▶ **Supplied material**:

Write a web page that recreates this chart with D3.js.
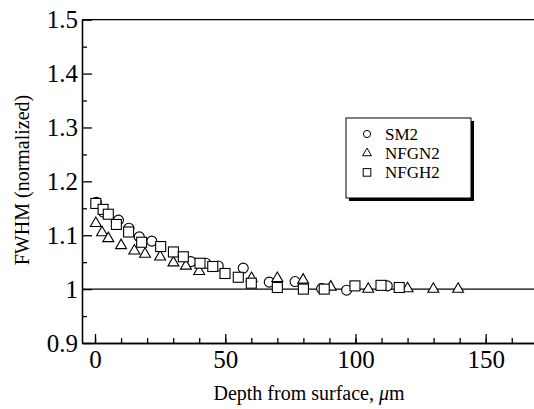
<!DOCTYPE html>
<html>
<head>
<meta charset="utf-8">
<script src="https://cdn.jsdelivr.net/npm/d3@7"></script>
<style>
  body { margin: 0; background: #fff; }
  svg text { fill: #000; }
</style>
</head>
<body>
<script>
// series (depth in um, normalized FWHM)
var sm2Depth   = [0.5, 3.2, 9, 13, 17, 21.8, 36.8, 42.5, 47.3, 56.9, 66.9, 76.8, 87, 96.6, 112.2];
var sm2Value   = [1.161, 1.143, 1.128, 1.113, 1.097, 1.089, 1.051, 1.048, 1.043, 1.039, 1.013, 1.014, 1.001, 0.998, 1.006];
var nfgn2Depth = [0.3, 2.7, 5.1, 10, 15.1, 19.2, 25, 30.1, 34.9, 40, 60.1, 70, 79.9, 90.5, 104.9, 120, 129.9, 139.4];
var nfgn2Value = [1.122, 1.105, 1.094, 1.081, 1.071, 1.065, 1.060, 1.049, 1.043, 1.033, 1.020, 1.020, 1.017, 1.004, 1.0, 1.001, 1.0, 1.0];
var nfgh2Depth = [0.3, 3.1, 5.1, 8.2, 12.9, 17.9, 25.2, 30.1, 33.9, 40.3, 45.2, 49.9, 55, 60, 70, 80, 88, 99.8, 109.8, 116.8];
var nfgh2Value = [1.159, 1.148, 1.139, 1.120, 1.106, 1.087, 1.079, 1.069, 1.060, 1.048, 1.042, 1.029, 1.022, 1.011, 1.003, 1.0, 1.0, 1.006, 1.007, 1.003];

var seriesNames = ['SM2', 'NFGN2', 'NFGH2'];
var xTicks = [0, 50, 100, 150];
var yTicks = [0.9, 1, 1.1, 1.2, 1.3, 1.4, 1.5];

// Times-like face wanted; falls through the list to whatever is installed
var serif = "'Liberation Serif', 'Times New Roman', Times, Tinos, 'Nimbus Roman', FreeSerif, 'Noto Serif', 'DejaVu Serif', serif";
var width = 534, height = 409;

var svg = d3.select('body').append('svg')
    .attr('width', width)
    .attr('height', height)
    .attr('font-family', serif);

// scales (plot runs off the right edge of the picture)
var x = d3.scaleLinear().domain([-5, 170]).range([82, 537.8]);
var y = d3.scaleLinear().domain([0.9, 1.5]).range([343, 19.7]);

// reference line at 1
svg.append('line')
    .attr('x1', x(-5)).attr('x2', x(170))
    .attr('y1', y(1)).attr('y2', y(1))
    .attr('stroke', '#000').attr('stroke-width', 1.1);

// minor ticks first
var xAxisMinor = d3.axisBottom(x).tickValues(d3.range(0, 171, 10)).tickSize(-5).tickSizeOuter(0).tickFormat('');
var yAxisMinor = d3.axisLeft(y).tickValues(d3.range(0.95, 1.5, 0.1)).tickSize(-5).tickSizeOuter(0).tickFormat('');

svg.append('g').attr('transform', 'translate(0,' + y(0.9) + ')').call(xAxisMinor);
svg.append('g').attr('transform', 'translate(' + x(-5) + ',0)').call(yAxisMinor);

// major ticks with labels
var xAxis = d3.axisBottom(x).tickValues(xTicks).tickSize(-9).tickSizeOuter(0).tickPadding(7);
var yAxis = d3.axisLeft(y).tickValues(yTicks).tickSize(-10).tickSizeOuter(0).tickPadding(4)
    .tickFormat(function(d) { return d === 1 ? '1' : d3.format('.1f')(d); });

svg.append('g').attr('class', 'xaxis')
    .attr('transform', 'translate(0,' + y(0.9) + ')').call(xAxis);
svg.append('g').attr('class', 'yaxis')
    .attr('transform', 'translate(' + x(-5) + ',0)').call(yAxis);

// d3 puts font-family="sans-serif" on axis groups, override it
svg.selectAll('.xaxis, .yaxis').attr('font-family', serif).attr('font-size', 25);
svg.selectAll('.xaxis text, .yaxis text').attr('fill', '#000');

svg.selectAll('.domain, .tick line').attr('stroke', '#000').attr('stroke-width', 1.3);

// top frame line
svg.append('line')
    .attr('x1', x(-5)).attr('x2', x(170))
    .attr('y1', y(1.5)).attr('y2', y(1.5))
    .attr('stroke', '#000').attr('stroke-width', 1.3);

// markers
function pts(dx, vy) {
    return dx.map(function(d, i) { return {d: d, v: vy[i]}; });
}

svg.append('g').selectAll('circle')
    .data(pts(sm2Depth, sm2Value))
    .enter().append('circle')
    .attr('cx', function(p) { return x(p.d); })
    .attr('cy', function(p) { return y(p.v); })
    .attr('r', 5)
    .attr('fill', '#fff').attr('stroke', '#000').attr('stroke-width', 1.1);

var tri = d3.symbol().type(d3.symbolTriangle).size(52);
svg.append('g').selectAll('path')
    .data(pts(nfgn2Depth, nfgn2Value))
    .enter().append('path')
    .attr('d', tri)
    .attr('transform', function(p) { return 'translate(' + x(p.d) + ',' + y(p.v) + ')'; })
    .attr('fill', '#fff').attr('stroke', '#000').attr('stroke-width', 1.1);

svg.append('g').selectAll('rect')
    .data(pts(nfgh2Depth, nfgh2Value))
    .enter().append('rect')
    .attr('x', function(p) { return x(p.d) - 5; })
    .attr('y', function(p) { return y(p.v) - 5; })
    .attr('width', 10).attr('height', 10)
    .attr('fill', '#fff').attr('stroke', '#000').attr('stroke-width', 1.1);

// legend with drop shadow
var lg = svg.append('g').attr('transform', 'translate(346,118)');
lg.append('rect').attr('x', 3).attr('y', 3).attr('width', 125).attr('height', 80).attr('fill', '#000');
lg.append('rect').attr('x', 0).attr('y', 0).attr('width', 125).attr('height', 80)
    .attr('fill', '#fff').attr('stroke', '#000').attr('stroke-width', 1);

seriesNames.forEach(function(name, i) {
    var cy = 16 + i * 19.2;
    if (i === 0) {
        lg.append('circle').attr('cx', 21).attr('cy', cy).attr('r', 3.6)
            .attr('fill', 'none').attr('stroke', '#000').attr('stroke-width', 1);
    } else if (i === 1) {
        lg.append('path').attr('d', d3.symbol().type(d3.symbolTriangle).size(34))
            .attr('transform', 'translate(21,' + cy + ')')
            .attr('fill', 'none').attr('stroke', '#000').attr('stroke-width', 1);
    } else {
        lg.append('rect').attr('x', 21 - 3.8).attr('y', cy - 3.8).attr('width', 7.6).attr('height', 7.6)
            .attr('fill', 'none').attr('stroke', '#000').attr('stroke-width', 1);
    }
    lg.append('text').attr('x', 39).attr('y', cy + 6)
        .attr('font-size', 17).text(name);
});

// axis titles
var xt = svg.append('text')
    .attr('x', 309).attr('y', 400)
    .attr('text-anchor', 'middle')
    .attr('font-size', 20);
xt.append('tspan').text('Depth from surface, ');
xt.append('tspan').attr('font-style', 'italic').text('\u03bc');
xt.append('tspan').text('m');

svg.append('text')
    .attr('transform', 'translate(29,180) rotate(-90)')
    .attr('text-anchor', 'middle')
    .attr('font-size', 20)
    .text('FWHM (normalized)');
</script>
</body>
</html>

==

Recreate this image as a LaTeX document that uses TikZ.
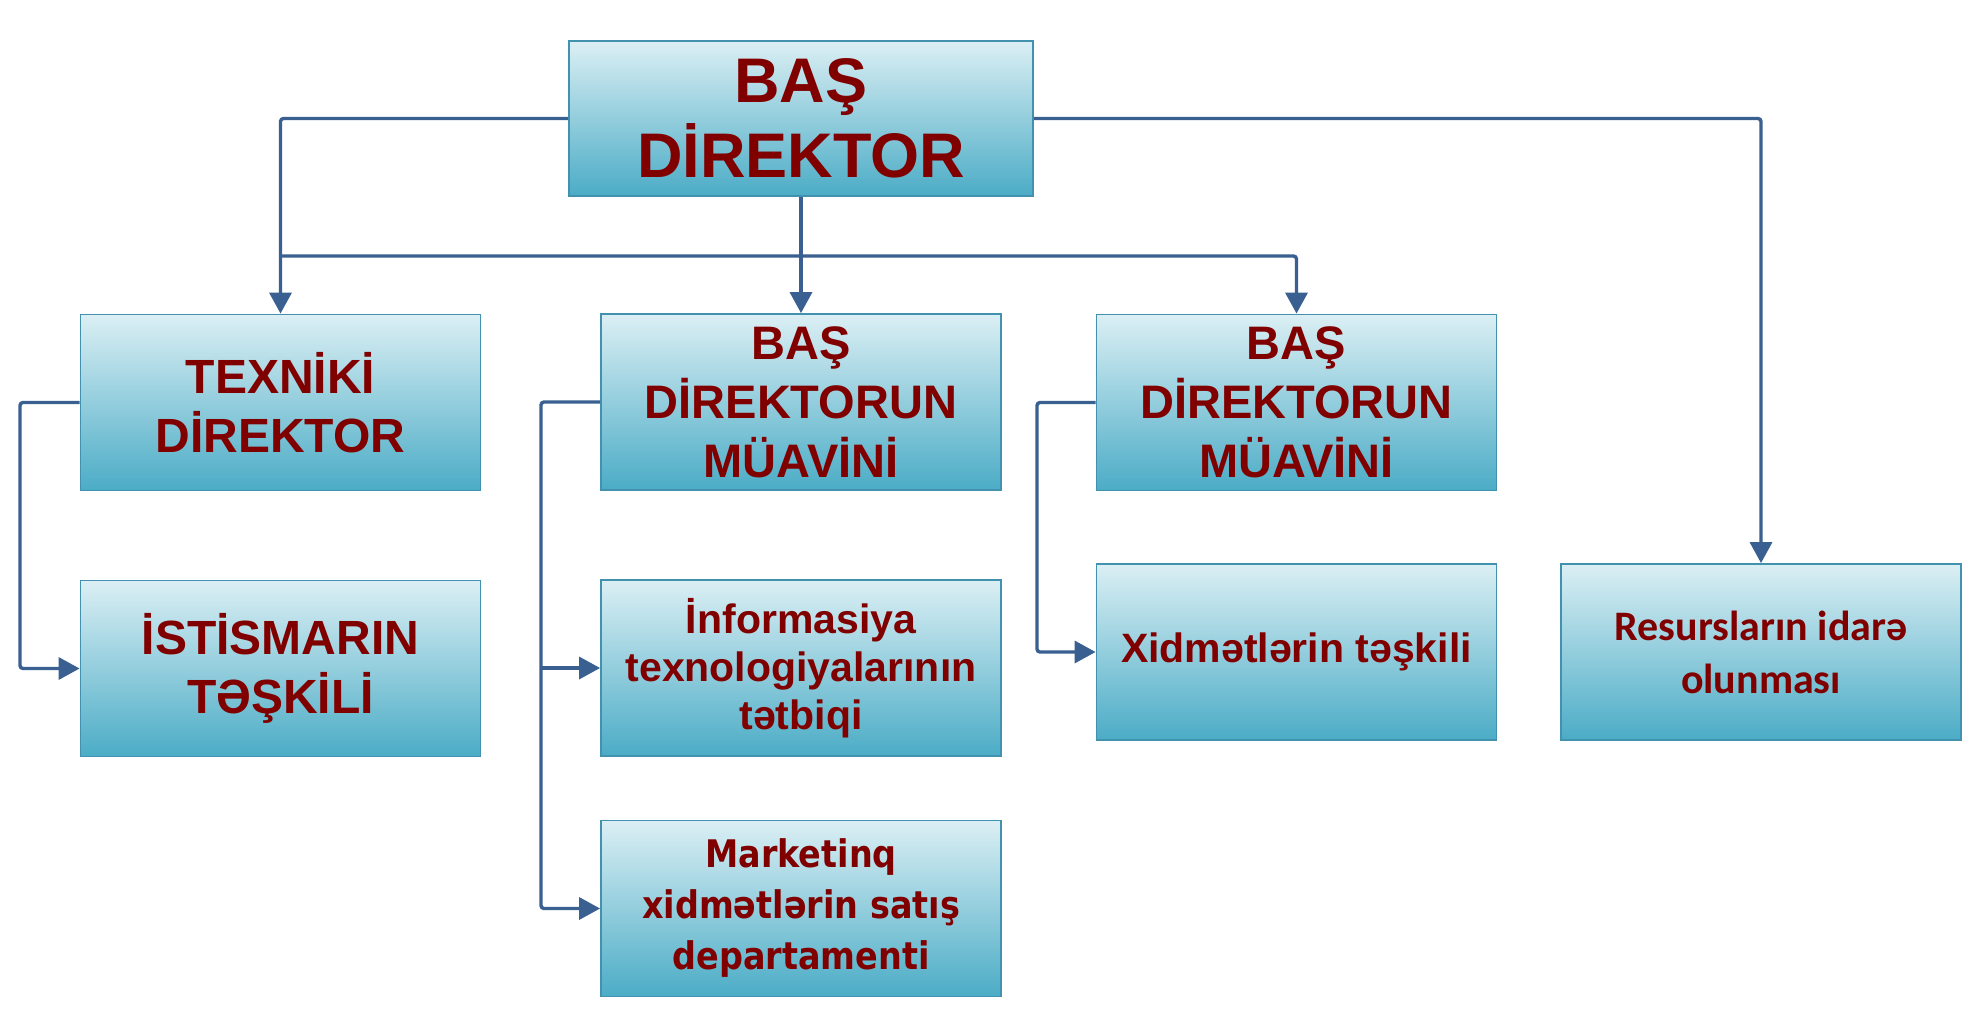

--

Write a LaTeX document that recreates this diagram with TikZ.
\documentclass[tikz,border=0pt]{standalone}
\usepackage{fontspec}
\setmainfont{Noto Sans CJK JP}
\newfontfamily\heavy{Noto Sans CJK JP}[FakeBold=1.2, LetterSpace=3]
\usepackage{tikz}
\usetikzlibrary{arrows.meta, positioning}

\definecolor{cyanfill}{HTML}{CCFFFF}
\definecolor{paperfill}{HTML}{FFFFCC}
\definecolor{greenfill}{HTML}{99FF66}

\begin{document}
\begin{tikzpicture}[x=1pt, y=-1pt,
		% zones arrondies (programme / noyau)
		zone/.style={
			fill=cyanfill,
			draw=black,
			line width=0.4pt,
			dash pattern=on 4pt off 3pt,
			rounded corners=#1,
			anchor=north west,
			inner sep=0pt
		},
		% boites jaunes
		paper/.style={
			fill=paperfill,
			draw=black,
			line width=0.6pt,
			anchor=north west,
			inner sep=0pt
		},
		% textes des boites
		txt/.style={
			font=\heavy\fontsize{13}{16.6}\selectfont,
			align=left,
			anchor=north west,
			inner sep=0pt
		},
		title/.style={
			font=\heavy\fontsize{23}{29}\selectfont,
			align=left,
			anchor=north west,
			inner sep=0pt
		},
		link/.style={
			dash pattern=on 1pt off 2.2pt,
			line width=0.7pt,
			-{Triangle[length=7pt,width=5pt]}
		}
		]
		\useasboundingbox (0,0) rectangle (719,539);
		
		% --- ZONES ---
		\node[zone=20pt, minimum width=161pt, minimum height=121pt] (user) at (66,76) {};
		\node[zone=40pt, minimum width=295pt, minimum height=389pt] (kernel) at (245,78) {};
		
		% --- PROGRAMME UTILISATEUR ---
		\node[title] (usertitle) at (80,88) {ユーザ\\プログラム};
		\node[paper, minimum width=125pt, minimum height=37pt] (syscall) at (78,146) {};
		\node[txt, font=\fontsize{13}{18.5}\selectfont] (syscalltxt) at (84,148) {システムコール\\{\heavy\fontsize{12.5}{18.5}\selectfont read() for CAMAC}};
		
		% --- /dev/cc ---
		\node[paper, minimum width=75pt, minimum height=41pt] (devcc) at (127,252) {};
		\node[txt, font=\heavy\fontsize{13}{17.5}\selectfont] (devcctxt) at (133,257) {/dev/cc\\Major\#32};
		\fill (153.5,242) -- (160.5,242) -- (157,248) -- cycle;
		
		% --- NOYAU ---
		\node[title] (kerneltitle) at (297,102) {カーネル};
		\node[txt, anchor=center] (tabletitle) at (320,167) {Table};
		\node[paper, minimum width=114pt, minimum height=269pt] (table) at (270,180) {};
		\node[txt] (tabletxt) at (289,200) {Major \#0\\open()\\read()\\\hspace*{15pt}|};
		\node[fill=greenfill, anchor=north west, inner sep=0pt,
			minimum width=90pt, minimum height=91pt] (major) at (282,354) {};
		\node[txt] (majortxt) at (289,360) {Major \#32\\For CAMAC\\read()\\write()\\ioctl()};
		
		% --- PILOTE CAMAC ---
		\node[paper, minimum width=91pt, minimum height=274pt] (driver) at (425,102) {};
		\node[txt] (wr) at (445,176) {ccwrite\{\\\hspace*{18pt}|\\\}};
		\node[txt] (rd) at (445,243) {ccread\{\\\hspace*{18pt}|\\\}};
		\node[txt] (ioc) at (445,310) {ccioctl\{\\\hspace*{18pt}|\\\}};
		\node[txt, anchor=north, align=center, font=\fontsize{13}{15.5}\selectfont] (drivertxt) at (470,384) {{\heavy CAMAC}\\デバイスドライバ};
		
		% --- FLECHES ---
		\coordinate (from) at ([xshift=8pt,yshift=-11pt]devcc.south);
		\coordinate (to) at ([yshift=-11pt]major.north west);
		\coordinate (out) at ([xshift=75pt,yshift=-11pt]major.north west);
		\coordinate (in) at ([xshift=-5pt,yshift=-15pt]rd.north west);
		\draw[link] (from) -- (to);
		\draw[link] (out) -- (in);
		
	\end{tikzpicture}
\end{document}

▶ **The request**:
Look back at the entries above and repeat, unchanged, every line from the line holding "Write a LaTeX" through the line holding "minimum width=295pt, minimum".

▶ **Answer to this problem**:
Write a LaTeX document that recreates this diagram with TikZ.
\documentclass[tikz,border=0pt]{standalone}
\usepackage{fontspec}
\setmainfont{Noto Sans CJK JP}
\newfontfamily\heavy{Noto Sans CJK JP}[FakeBold=1.2, LetterSpace=3]
\usepackage{tikz}
\usetikzlibrary{arrows.meta, positioning}

\definecolor{cyanfill}{HTML}{CCFFFF}
\definecolor{paperfill}{HTML}{FFFFCC}
\definecolor{greenfill}{HTML}{99FF66}

\begin{document}
\begin{tikzpicture}[x=1pt, y=-1pt,
		% zones arrondies (programme / noyau)
		zone/.style={
			fill=cyanfill,
			draw=black,
			line width=0.4pt,
			dash pattern=on 4pt off 3pt,
			rounded corners=#1,
			anchor=north west,
			inner sep=0pt
		},
		% boites jaunes
		paper/.style={
			fill=paperfill,
			draw=black,
			line width=0.6pt,
			anchor=north west,
			inner sep=0pt
		},
		% textes des boites
		txt/.style={
			font=\heavy\fontsize{13}{16.6}\selectfont,
			align=left,
			anchor=north west,
			inner sep=0pt
		},
		title/.style={
			font=\heavy\fontsize{23}{29}\selectfont,
			align=left,
			anchor=north west,
			inner sep=0pt
		},
		link/.style={
			dash pattern=on 1pt off 2.2pt,
			line width=0.7pt,
			-{Triangle[length=7pt,width=5pt]}
		}
		]
		\useasboundingbox (0,0) rectangle (719,539);
		
		% --- ZONES ---
		\node[zone=20pt, minimum width=161pt, minimum height=121pt] (user) at (66,76) {};
		\node[zone=40pt, minimum width=295pt, minimum height=389pt] (kernel) at (245,78) {};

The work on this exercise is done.